Naive Bayes Classifier



Table of Contents

A Naive Bayes classifier is based on Bayes' theorem, with the naive assumption that all features are independent. For a more descriptive term of the underlying probability model, we can call it the "independent feature model". A naive Bayes classifier assumes that a particular feature has no relation with any other feature.
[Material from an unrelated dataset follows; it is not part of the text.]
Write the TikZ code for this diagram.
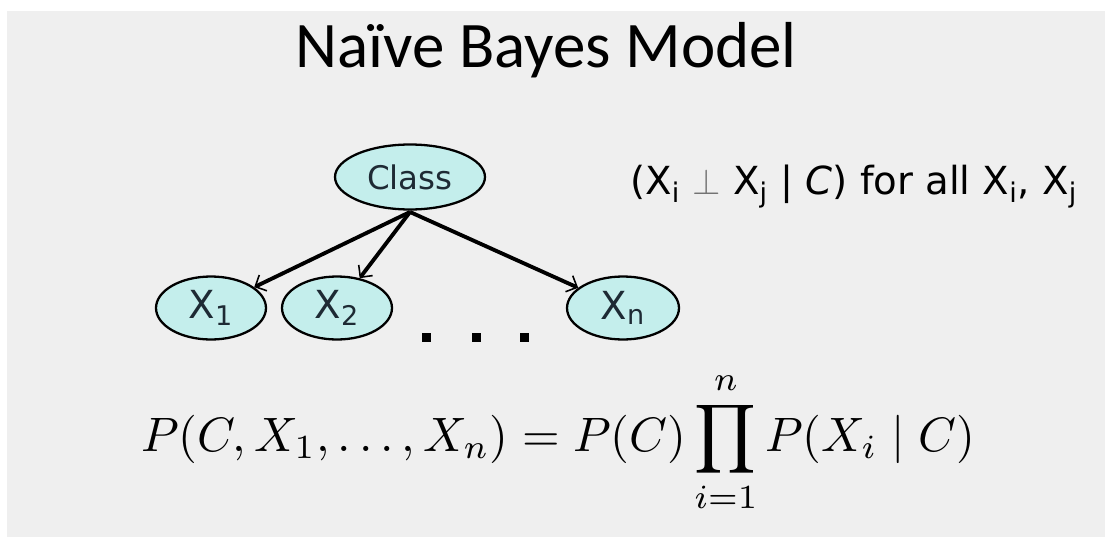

Given a set of features \({F_1 \dots F_n }\), the probability model for a classifier is a conditional model of the form

$$p(C \vert F_1,\dots,F_n),$$

where the class variable \(C\), depends on features \({F_1 \dots F_n }\). Using Bayes' theorem, we write

$$p(C \vert F_1,\dots,F_n) = \frac{p(C) \ p(F_1,\dots,F_n\vert C)}{p(F_1,\dots,F_n)}$$

As the denominator does not depend on \(C\) and the features values are given, the denominator is constant and can be deleted from the model. We are then only interested in the numerator, which can be written as follows:

$$p(C) \ p(F_1\vert C) \ p(F_2\vert C, F_1) \ p(F_3\vert C, F_1, F_2) \ \dots p(F_n\vert C, F_1, F_2, F_3,\dots,F_{n-1})$$
By taking the *naive* conditional independence assumptions into account (i.e. assuming that each feature \\(F_i\\) is conditionally independent of every other feature \\(F_j\\) for \\(j \neq i\\) ), it is equal to:
$$p(C) \ p(F_1\vert C) \ p(F_2\vert C) \ p(F_3\vert C) \ \cdots p(F_n\vert C)$$
This means that the desired conditional distribution can be expressed as:

$$p(C \vert F_1,\dots,F_n) \simeq p(C) \prod_{i=1}^n p(F_i \vert C) \label{a:eq:NaiveBayes}$$

This is a naive Bayes model. Models of this kind are much more manageable, because they factor into independent probability distributions \(p(F_i\vert C)\).